__ENTRIES SUPPLIED__
━━━━━━

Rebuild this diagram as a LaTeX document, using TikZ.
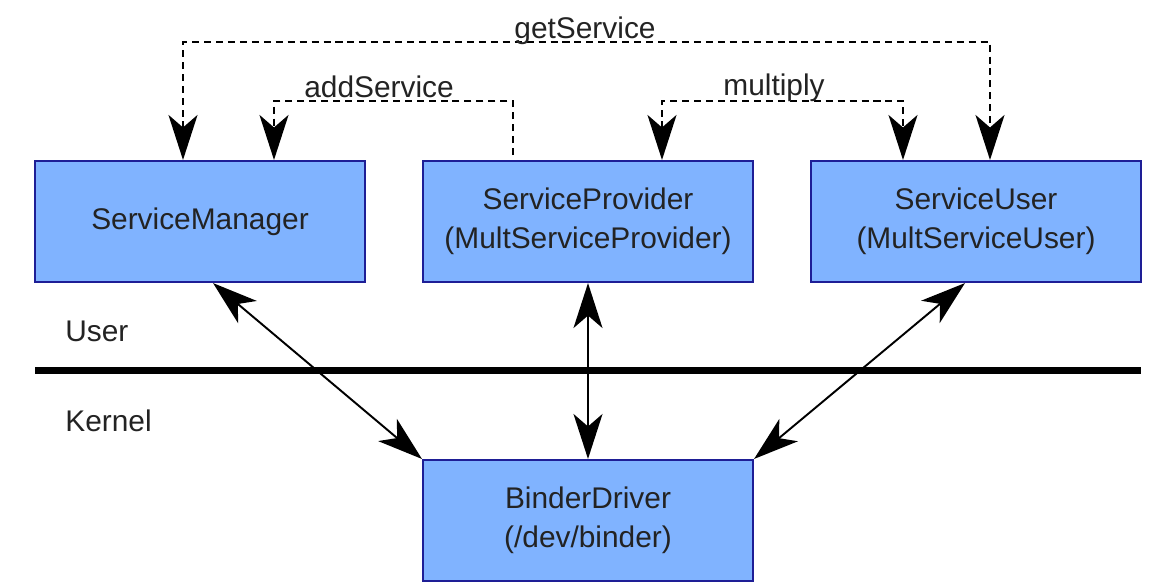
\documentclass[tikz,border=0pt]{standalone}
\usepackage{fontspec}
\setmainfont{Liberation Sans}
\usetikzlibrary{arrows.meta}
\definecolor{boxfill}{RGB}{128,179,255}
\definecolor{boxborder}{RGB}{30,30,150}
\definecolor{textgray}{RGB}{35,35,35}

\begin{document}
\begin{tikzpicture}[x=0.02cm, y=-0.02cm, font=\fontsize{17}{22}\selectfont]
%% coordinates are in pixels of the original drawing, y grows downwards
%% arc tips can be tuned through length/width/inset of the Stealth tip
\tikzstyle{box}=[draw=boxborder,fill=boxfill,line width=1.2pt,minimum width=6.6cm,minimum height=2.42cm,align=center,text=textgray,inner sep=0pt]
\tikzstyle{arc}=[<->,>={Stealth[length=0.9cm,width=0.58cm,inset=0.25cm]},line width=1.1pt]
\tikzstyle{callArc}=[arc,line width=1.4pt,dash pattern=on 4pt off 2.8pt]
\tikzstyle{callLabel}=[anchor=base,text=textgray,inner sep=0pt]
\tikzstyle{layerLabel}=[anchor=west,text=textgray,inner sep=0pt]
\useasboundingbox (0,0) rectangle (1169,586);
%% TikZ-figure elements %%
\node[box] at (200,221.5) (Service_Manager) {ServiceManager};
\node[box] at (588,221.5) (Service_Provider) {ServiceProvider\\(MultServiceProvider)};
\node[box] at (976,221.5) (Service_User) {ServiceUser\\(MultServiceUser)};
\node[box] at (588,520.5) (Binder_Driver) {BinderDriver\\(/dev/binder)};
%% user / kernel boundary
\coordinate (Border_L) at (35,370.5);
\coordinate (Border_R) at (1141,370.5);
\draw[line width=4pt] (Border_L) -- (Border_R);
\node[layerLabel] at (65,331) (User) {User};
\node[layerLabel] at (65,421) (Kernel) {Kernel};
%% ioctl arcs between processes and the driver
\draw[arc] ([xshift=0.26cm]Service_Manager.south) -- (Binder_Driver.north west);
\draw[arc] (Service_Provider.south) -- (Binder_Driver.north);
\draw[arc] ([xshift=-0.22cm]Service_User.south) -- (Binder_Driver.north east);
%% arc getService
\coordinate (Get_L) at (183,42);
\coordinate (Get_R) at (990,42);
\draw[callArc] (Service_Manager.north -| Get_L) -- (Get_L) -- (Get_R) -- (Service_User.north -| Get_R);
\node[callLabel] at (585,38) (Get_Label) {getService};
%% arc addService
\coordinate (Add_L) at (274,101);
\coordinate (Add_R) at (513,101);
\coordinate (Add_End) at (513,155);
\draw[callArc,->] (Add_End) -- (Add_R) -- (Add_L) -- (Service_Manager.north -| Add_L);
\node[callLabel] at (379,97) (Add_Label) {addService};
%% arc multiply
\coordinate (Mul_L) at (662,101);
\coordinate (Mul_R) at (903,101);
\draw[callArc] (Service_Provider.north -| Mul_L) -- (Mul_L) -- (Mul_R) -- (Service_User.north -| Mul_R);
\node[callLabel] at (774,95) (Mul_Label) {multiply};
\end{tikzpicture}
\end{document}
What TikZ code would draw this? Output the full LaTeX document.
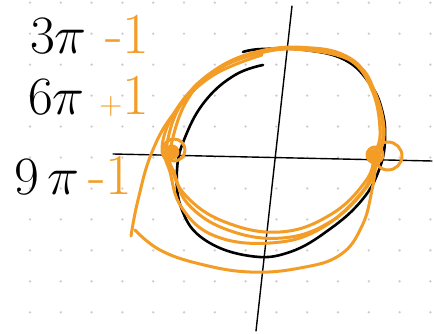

━━━━━━

__WORK INSTRUCTIONS__
Print all of the entries word for word. Omit the pictures they contain.

__ANSWER FOR THIS EXERCISE__
Rebuild this diagram as a LaTeX document, using TikZ.
\documentclass[tikz,border=0pt]{standalone}
\usepackage{fontspec}
\setmainfont{Liberation Sans}
\usetikzlibrary{arrows.meta}
\definecolor{boxfill}{RGB}{128,179,255}
\definecolor{boxborder}{RGB}{30,30,150}
\definecolor{textgray}{RGB}{35,35,35}

\begin{document}
\begin{tikzpicture}[x=0.02cm, y=-0.02cm, font=\fontsize{17}{22}\selectfont]
%% coordinates are in pixels of the original drawing, y grows downwards
%% arc tips can be tuned through length/width/inset of the Stealth tip
\tikzstyle{box}=[draw=boxborder,fill=boxfill,line width=1.2pt,minimum width=6.6cm,minimum height=2.42cm,align=center,text=textgray,inner sep=0pt]
\tikzstyle{arc}=[<->,>={Stealth[length=0.9cm,width=0.58cm,inset=0.25cm]},line width=1.1pt]
\tikzstyle{callArc}=[arc,line width=1.4pt,dash pattern=on 4pt off 2.8pt]
\tikzstyle{callLabel}=[anchor=base,text=textgray,inner sep=0pt]
\tikzstyle{layerLabel}=[anchor=west,text=textgray,inner sep=0pt]
\useasboundingbox (0,0) rectangle (1169,586);
%% TikZ-figure elements %%
\node[box] at (200,221.5) (Service_Manager) {ServiceManager};
\node[box] at (588,221.5) (Service_Provider) {ServiceProvider\\(MultServiceProvider)};
\node[box] at (976,221.5) (Service_User) {ServiceUser\\(MultServiceUser)};
\node[box] at (588,520.5) (Binder_Driver) {BinderDriver\\(/dev/binder)};
%% user / kernel boundary
\coordinate (Border_L) at (35,370.5);
\coordinate (Border_R) at (1141,370.5);
\draw[line width=4pt] (Border_L) -- (Border_R);
\node[layerLabel] at (65,331) (User) {User};
\node[layerLabel] at (65,421) (Kernel) {Kernel};
%% ioctl arcs between processes and the driver
\draw[arc] ([xshift=0.26cm]Service_Manager.south) -- (Binder_Driver.north west);
\draw[arc] (Service_Provider.south) -- (Binder_Driver.north);
\draw[arc] ([xshift=-0.22cm]Service_User.south) -- (Binder_Driver.north east);
%% arc getService
\coordinate (Get_L) at (183,42);
\coordinate (Get_R) at (990,42);
\draw[callArc] (Service_Manager.north -| Get_L) -- (Get_L) -- (Get_R) -- (Service_User.north -| Get_R);
\node[callLabel] at (585,38) (Get_Label) {getService};
%% arc addService
\coordinate (Add_L) at (274,101);
\coordinate (Add_R) at (513,101);
\coordinate (Add_End) at (513,155);
\draw[callArc,->] (Add_End) -- (Add_R) -- (Add_L) -- (Service_Manager.north -| Add_L);
\node[callLabel] at (379,97) (Add_Label) {addService};
%% arc multiply
\coordinate (Mul_L) at (662,101);
\coordinate (Mul_R) at (903,101);
\draw[callArc] (Service_Provider.north -| Mul_L) -- (Mul_L) -- (Mul_R) -- (Service_User.north -| Mul_R);
\node[callLabel] at (774,95) (Mul_Label) {multiply};
\end{tikzpicture}
\end{document}
What TikZ code would draw this? Output the full LaTeX document.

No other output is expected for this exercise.